Des initiatives inspirantes sur le terrain
Partout en Nouvelle-Aquitaine, des acteurs engagés développent des projets audacieux autour du chanvre. À Tarnos, dans les Landes, l’agence d’architecture Hélium a conçu une école primaire en béton de chanvre, favorisant un confort thermique optimal. À Cognac, une distillerie expérimente l’aromatisation avec des têtes florales riches en terpènes. À Limoges, une marque de cosmétiques artisanale valorise les graines pressées localement.
Ces initiatives, parfois discrètes, ont en commun une vision systémique du territoire. Loin du greenwashing, elles cherchent à inscrire le chanvre dans des boucles de production circulaires, ancrées au sol. Comme le résume Margot Deval, paysagiste et animatrice de l’association “Chanvre & Bâti” : « Le chanvre nous oblige à repenser nos chaînes de valeur. Il nous force à coopérer, à mutualiser, à innover, ensemble ».
Et maintenant ?
Reste à savoir si la dynamique va s’amplifier ou retomber. L’année 2024 s’annonce décisive : plusieurs projets d’unités de transformation régionales verront le jour, des formations se montent dans des lycées agricoles (notamment à Périgueux et Angoulême), et les premières expérimentations en vêtements « made in Nouvelle-Aquitaine » sont testées avec les Tissages Moutet, à Orthez.
Mais le virage industrielo-agricole ne se fera pas sans politiques publiques ambitieuses.

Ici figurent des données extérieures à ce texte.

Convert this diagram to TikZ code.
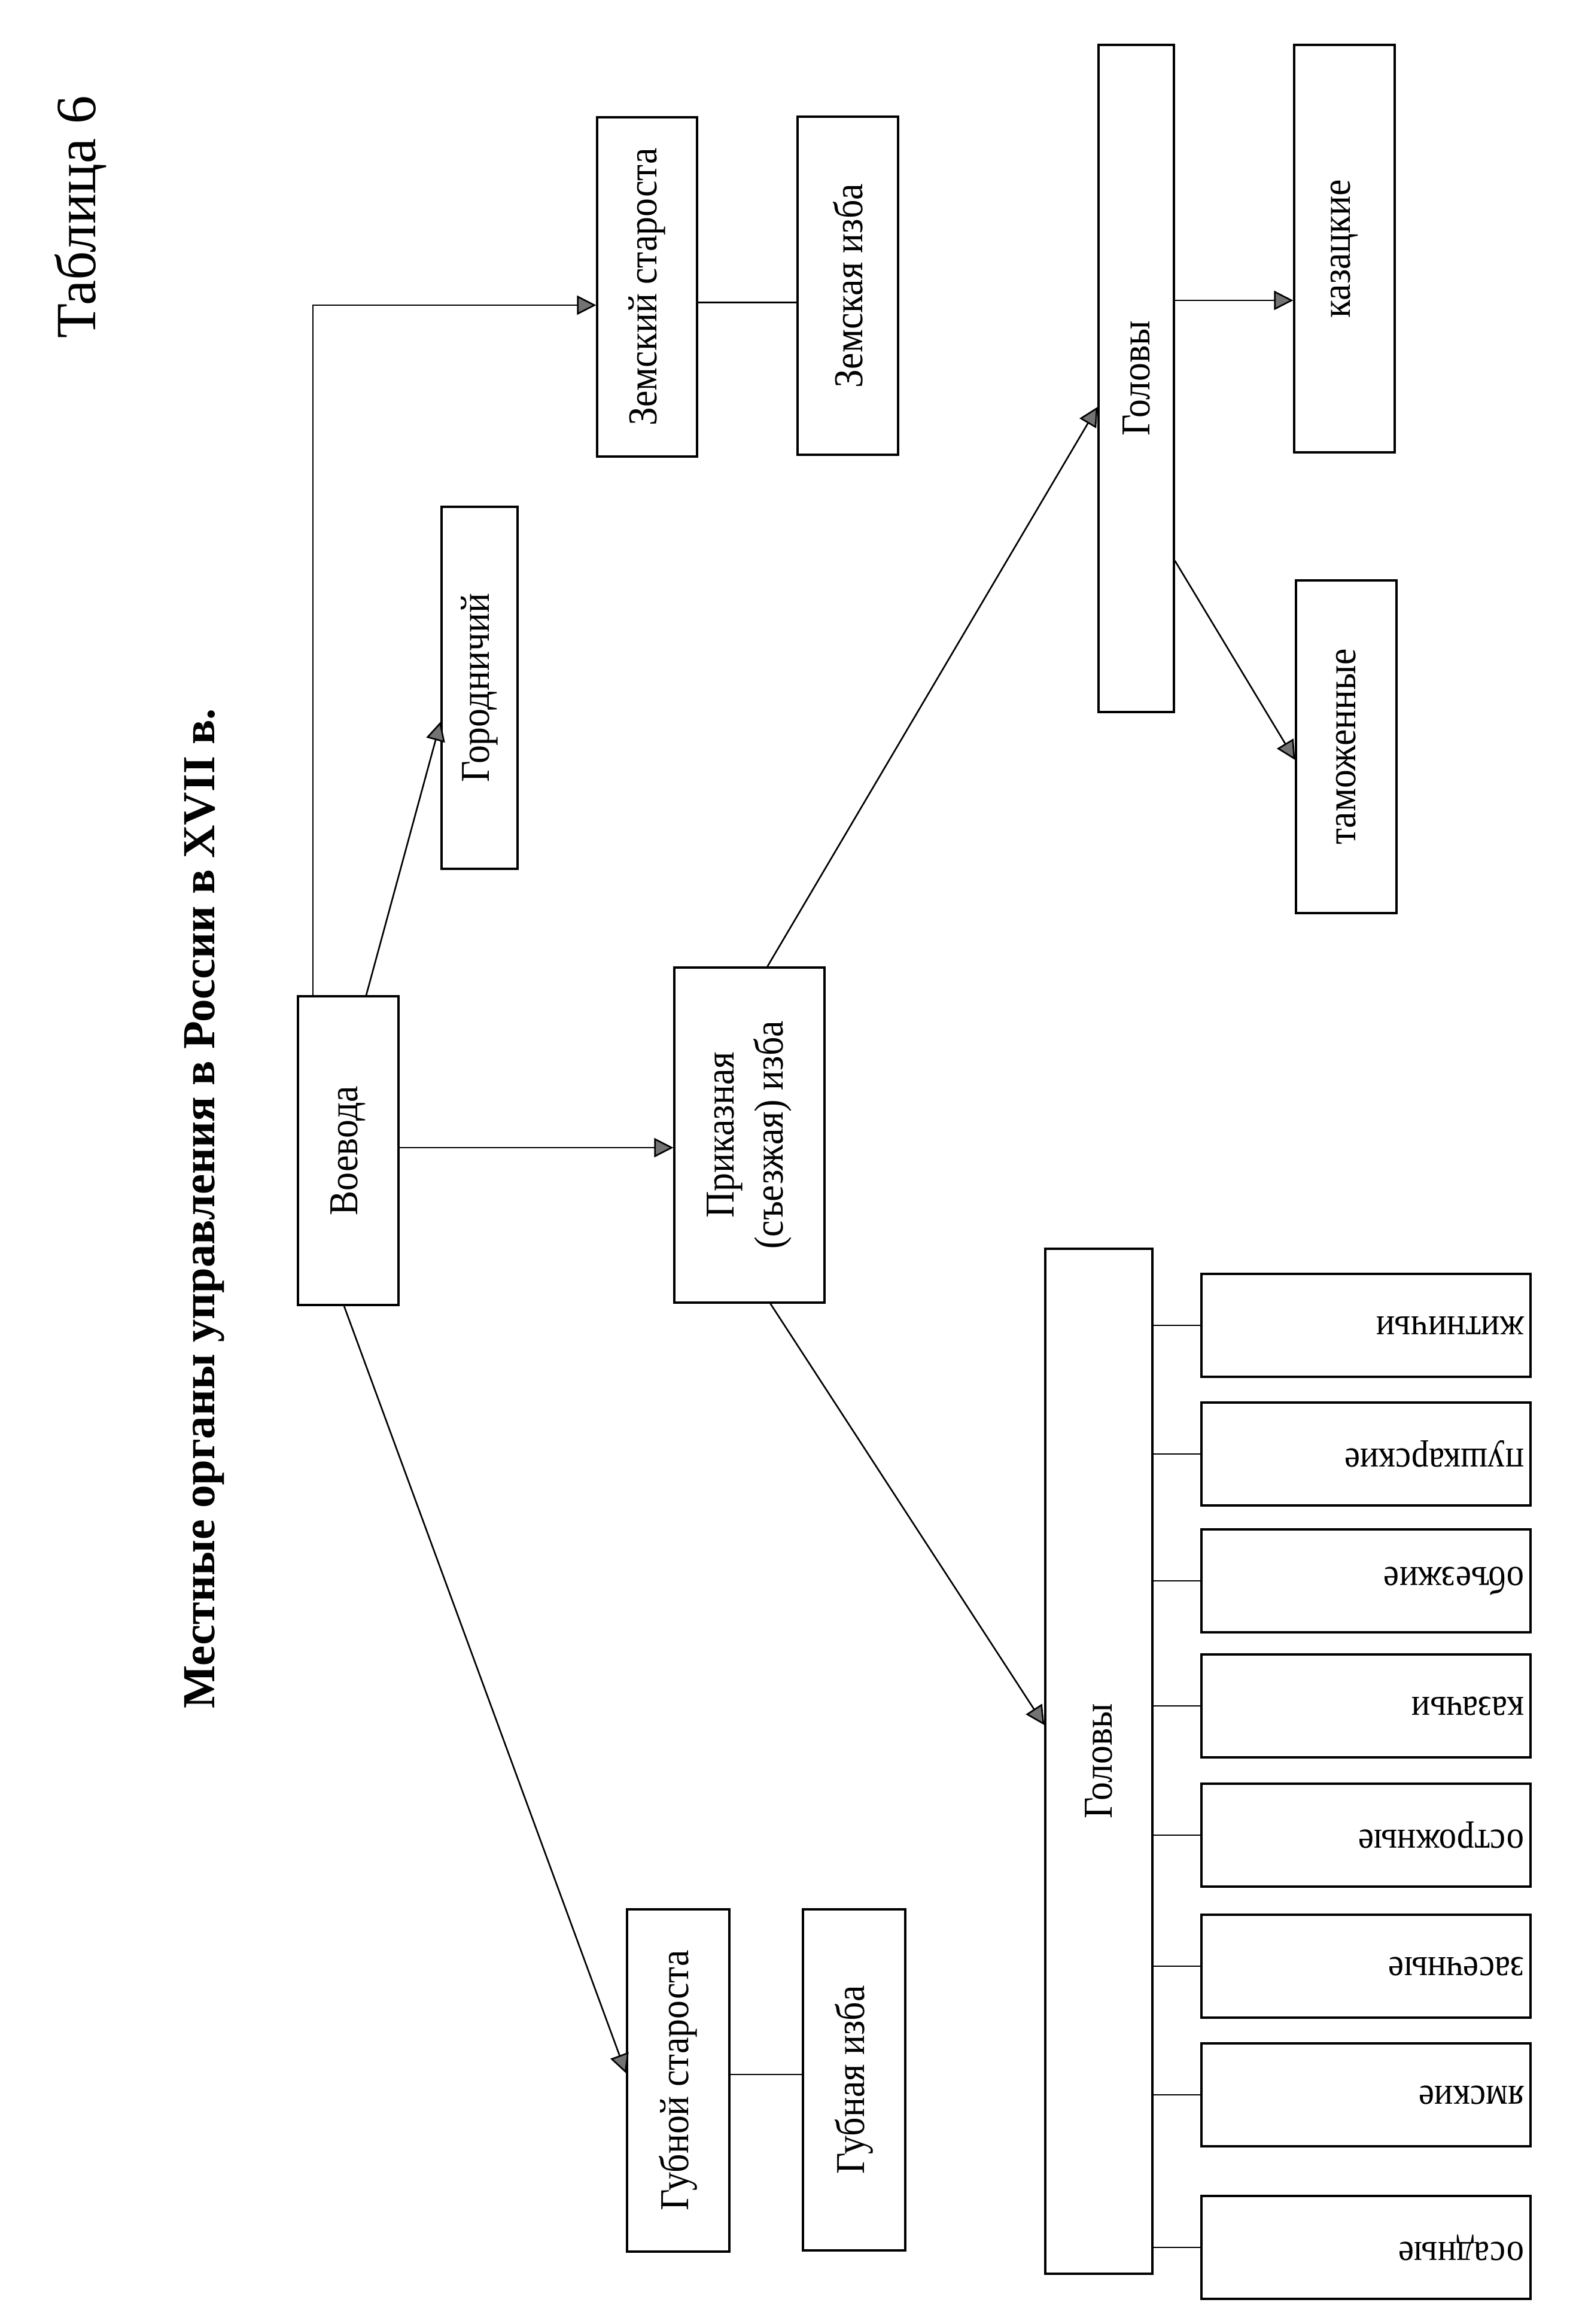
\documentclass[tikz,border=0pt]{standalone}
\usepackage{fontspec}
\setmainfont{Liberation Serif}
\newfontfamily\narrowserif[FakeStretch=0.9]{Liberation Serif}
\usetikzlibrary{arrows.meta,positioning,calc}

\begin{document}
\begin{tikzpicture}[
 box/.style={draw,line width=0.9pt,inner sep=0pt},
 vlab/.style={rotate=90,align=center,font=\narrowserif\fontsize{19.5}{23.5}\selectfont},
 post/.style={box,minimum width=55mm,minimum height=17.2mm,label distance=-2.5mm},
 flab/.style={rotate=180,anchor=west,font=\narrowserif\fontsize{18.5}{22}\selectfont},
 arr/.style={-{Triangle[length=3.2mm,width=3.2mm,fill=black!55]},line width=0.75pt},
 link/.style={line width=0.75pt}
]
\useasboundingbox (0,0) rectangle (26.29,-38.84);
\node[rotate=90,font=\fontsize{27}{32}\selectfont] (tabnum) at (1.35,-3.63) {Таблица 6};
\node[rotate=90,font=\bfseries\fontsize{21.8}{26}\selectfont] (title) at (3.42,-20.2) {Местные органы управления в России в XVII в.};
% left part
\node[box,minimum width=16.8mm,minimum height=51.6mm,label={[vlab]center:Воевода}] (voevoda) at (5.82,-19.23) {};
\node[box,minimum width=12.7mm,minimum height=60.5mm,label={[vlab]center:Городничий}] (gorod) at (8.015,-11.495) {};
\node[box,minimum width=16.7mm,minimum height=56.7mm,label={[vlab]center:Земский староста}] (zemstar) at (10.815,-4.795) {};
\node[box,minimum width=16.8mm,minimum height=56.5mm,label={[vlab]center:Земская изба}] (zemizba) at (14.17,-4.775) {};
\node[box,minimum width=25.1mm,minimum height=56mm,label={[vlab]center:Приказная\\(съезжая) изба}] (prikaz) at (12.525,-18.97) {};
\node[box,minimum width=17.1mm,minimum height=57.2mm,label={[vlab]center:Губной староста}] (gubstar) at (11.335,-34.77) {};
\node[box,minimum width=17.1mm,minimum height=57mm,label={[vlab]center:Губная изба}] (gubizba) at (14.275,-34.76) {};
% right part
\node[box,minimum width=12.6mm,minimum height=111.5mm,label={[vlab]center:Головы}] (golovya) at (18.99,-6.325) {};
\node[box,minimum width=16.8mm,minimum height=68.1mm,label={[vlab]center:казацкие}] (kazack) at (22.47,-4.155) {};
\node[box,minimum width=16.8mm,minimum height=55.6mm,label={[vlab]center:таможенные}] (tamozh) at (22.5,-12.48) {};
\node[box,minimum width=17.9mm,minimum height=171.3mm,label={[vlab]center:Головы}] (golovyb) at (18.365,-29.435) {};
\foreach \name/\yy [count=\i] in {житничьи/-22.15,пушкарские/-24.30,объезжие/-26.42,казачьи/-28.51,острожные/-30.67,засечные/-32.86,ямские/-35.01,осадные/-37.56} {
 \node[post,label={[flab]east:\name}] (post\i) at (22.83,\yy) {};
 \draw[link] (golovyb.east |- post\i.west) -- (post\i.west);
}
% arrows
\draw[arr] ([xshift=-5.9mm]voevoda.north) |- ([yshift=-3.05mm]zemstar.west);
\draw[link] ([yshift=-2.6mm]zemstar.east) -- ([yshift=-2.6mm]zemstar.east -| zemizba.west);
\draw[arr] ([xshift=3mm]voevoda.north) -- ([yshift=-5.65mm]gorod.west);
\draw[arr] ([yshift=0.5mm]voevoda.east) -- ([yshift=0.5mm]voevoda.east -| prikaz.west);
\draw[arr] ([xshift=-0.7mm]voevoda.south) -- ([yshift=1.2mm]gubstar.west);
\draw[link] ([yshift=1mm]gubstar.east) -- ([yshift=1mm]gubstar.east -| gubizba.west);
\draw[arr] ([xshift=3mm]prikaz.north) -- ([yshift=-4.75mm]golovya.west);
\draw[arr] ([xshift=3.5mm]prikaz.south) -- ([yshift=6.05mm]golovyb.west);
\draw[arr] ([yshift=-8.65mm]kazack.west -| golovya.east) -- ([yshift=-8.65mm]kazack.west);
\draw[arr] ([yshift=-30.45mm]golovya.east) -- ([yshift=-2.2mm]tamozh.west);
\end{tikzpicture}
\end{document}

La structuration d’une filière chanvre passera par un accompagnement long terme, un maillage dense entre territoires ruraux et urbains, et la mise en réseau de compétences variées.

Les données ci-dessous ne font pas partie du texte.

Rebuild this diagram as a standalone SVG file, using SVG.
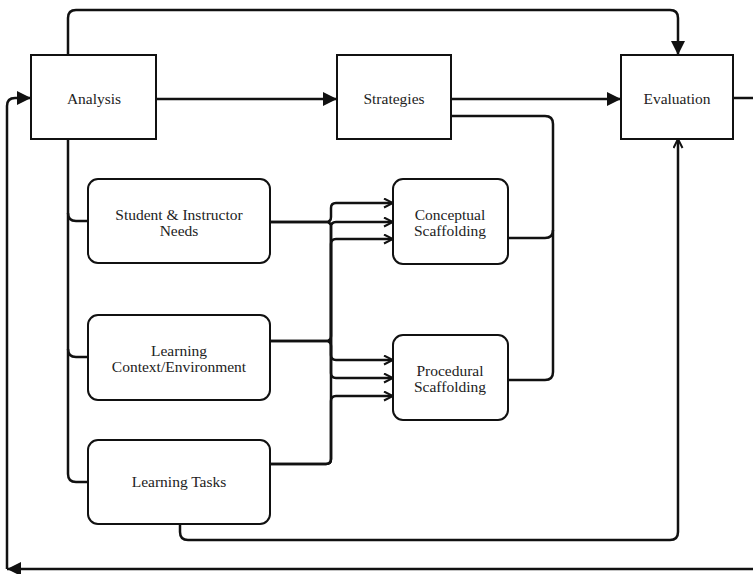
<svg xmlns="http://www.w3.org/2000/svg" width="753" height="574" viewBox="0 0 753 574">
<style>
.box{fill:#fff;stroke:#111;stroke-width:2}
.t{font-family:"Liberation Serif","Times New Roman",serif;font-size:15.5px;fill:#222;text-anchor:middle}
.c{fill:none;stroke:#111;stroke-width:2.5;stroke-linejoin:round}
</style>
<defs>
<marker id="fa" markerUnits="userSpaceOnUse" markerWidth="15" markerHeight="15" refX="14" refY="7" orient="auto"><path d="M0,0 L14,7 L0,14 Z" fill="#111"/></marker>
<marker id="oa" markerUnits="userSpaceOnUse" markerWidth="12" markerHeight="12" refX="10" refY="5.5" orient="auto"><path d="M1,1 L10,5.5 L1,10" fill="none" stroke="#111" stroke-width="2"/></marker>
</defs>
<g id="connectors">
<path class="c" d="M68,55 V18 Q68,10 76,10 H670 Q678,10 678,18 V55" marker-end="url(#fa)"/>
<path class="c" d="M156,99 H337" marker-end="url(#fa)"/>
<path class="c" d="M451,99 H621" marker-end="url(#fa)"/>
<path class="c" d="M733,98 H753"/>
<path class="c" d="M753,569 H7" marker-end="url(#fa)"/>
<path class="c" d="M7,569 V106 Q7,98 15,98 H31" marker-end="url(#fa)"/>
<path class="c" d="M451,116 H545 Q553,116 553,124 V372 Q553,380 545,380 H508"/>
<path class="c" d="M508,238 H545 Q553,238 553,230"/>
<path class="c" d="M68,139 V474 Q68,482 76,482 H88"/>
<path class="c" d="M68,213 Q68,221 76,221 H88"/>
<path class="c" d="M68,349 Q68,357 76,357 H88"/>
<path class="c" d="M180,524 V532 Q180,540 188,540 H670 Q678,540 678,532 V139" marker-end="url(#oa)"/>
<path class="c" d="M270,222 H326 Q331,222 331,217 V208 Q331,203 336,203 H393" marker-end="url(#oa)"/>
<path class="c" d="M270,222 H326 Q331,222 331,227 V355 Q331,360 336,360 H393" marker-end="url(#oa)"/>
<path class="c" d="M270,341 H326 Q331,341 331,336 V227 Q331,222 336,222 H393" marker-end="url(#oa)"/>
<path class="c" d="M270,341 H326 Q331,341 331,346 V373 Q331,378 336,378 H393" marker-end="url(#oa)"/>
<path class="c" d="M270,464 H326 Q331,464 331,459 V244 Q331,239 336,239 H393" marker-end="url(#oa)"/>
<path class="c" d="M270,464 H326 Q331,464 331,459 V401 Q331,396 336,396 H393" marker-end="url(#oa)"/>
</g>
<g id="analysis"><rect class="box" x="31" y="55" width="125" height="84"/><text class="t" x="94" y="104">Analysis</text></g>
<g id="strategies"><rect class="box" x="337" y="55" width="114" height="84"/><text class="t" x="394" y="104">Strategies</text></g>
<g id="evaluation"><rect class="box" x="621" y="55" width="112" height="84"/><text class="t" x="677" y="104">Evaluation</text></g>
<g id="student"><rect class="box" x="88" y="179" width="182" height="84" rx="10"/><text class="t" x="179" y="220">Student &amp; Instructor</text><text class="t" x="179" y="236">Needs</text></g>
<g id="context"><rect class="box" x="88" y="315" width="182" height="85" rx="10"/><text class="t" x="179" y="356">Learning</text><text class="t" x="179" y="372">Context/Environment</text></g>
<g id="tasks"><rect class="box" x="88" y="440" width="182" height="84" rx="10"/><text class="t" x="179" y="487">Learning Tasks</text></g>
<g id="conceptual"><rect class="box" x="393" y="179" width="115" height="85" rx="10"/><text class="t" x="450" y="220">Conceptual</text><text class="t" x="450" y="236">Scaffolding</text></g>
<g id="procedural"><rect class="box" x="393" y="335" width="115" height="85" rx="10"/><text class="t" x="450" y="376">Procedural</text><text class="t" x="450" y="392">Scaffolding</text></g>
</svg>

La question n’est plus : « Le chanvre a-t-il un avenir ? », mais bien : « Quelle place allons-nous lui accorder dans notre futur commun ? »
Pour celles et ceux qui cherchent des alternatives concrètes, résilientes et solidaires, le chanvre en Nouvelle-Aquitaine tend la main. Reste à savoir si nous saisissons l’occasion ou si nous laissons filer, une fois de plus, une bonne idée semée en terre fertile.